### WHAT TO DO
Lines containing the string "with" are to be counted. Write only how many there are.

+++ INPUT FOR THIS TASK +++

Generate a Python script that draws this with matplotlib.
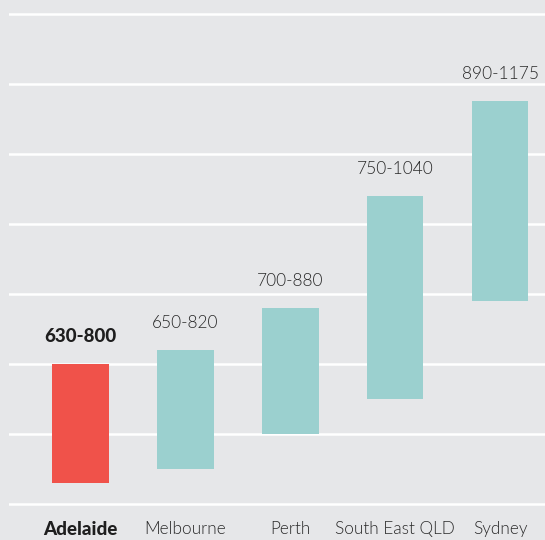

+++
+++ INPUT FOR THIS TASK +++

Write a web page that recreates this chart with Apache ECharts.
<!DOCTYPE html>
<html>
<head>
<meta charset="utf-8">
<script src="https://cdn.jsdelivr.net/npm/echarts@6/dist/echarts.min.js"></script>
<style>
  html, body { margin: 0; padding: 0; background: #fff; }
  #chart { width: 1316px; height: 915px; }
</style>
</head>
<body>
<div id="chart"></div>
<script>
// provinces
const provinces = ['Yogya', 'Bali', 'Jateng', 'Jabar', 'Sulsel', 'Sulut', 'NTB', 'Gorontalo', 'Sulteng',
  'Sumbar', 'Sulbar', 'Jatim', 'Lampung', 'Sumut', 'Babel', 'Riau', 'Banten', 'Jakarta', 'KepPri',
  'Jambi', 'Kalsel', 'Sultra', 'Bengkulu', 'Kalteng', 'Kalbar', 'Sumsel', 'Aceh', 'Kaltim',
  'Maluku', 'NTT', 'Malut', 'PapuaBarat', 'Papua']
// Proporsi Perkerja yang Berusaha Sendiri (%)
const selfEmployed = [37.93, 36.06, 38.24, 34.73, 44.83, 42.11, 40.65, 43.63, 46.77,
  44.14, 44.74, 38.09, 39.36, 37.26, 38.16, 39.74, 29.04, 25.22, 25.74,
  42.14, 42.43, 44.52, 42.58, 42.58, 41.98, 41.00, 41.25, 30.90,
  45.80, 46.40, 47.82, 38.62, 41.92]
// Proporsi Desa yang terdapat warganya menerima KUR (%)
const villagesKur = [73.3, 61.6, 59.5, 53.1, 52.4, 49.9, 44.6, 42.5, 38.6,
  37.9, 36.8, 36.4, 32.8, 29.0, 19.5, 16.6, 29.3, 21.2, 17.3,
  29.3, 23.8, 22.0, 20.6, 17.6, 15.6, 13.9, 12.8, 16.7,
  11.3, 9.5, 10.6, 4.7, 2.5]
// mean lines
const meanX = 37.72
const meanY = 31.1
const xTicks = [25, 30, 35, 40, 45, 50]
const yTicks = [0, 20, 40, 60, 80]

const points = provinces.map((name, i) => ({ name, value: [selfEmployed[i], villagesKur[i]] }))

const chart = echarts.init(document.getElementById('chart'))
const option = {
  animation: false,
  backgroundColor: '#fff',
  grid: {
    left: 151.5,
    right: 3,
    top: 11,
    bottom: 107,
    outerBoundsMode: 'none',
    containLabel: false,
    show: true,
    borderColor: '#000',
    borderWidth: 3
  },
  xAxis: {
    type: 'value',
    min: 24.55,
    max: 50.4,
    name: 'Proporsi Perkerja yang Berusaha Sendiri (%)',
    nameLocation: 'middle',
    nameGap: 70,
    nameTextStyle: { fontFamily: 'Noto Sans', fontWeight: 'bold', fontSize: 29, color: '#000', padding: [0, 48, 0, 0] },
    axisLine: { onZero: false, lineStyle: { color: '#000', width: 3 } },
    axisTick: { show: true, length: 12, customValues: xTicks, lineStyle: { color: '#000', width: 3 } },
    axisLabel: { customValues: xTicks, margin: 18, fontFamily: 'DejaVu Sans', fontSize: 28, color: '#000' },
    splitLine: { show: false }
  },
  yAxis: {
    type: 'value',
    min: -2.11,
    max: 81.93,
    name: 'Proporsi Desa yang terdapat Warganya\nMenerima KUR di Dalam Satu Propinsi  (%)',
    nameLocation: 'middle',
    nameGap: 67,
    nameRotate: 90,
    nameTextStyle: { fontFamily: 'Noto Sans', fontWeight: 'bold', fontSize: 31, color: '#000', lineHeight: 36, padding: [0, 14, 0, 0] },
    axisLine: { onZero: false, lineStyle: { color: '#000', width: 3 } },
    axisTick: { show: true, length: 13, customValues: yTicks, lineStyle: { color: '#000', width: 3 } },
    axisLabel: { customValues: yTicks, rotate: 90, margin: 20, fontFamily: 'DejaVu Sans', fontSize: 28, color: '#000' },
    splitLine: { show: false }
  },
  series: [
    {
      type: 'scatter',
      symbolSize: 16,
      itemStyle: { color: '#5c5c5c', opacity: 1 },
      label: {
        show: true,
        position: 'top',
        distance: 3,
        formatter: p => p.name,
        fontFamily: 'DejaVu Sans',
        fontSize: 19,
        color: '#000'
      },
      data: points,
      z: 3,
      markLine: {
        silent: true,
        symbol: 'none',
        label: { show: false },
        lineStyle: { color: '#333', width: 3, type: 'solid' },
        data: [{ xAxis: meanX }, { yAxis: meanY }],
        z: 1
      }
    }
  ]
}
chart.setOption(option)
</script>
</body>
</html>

+++

### ANSWER TO THE PROBLEM
2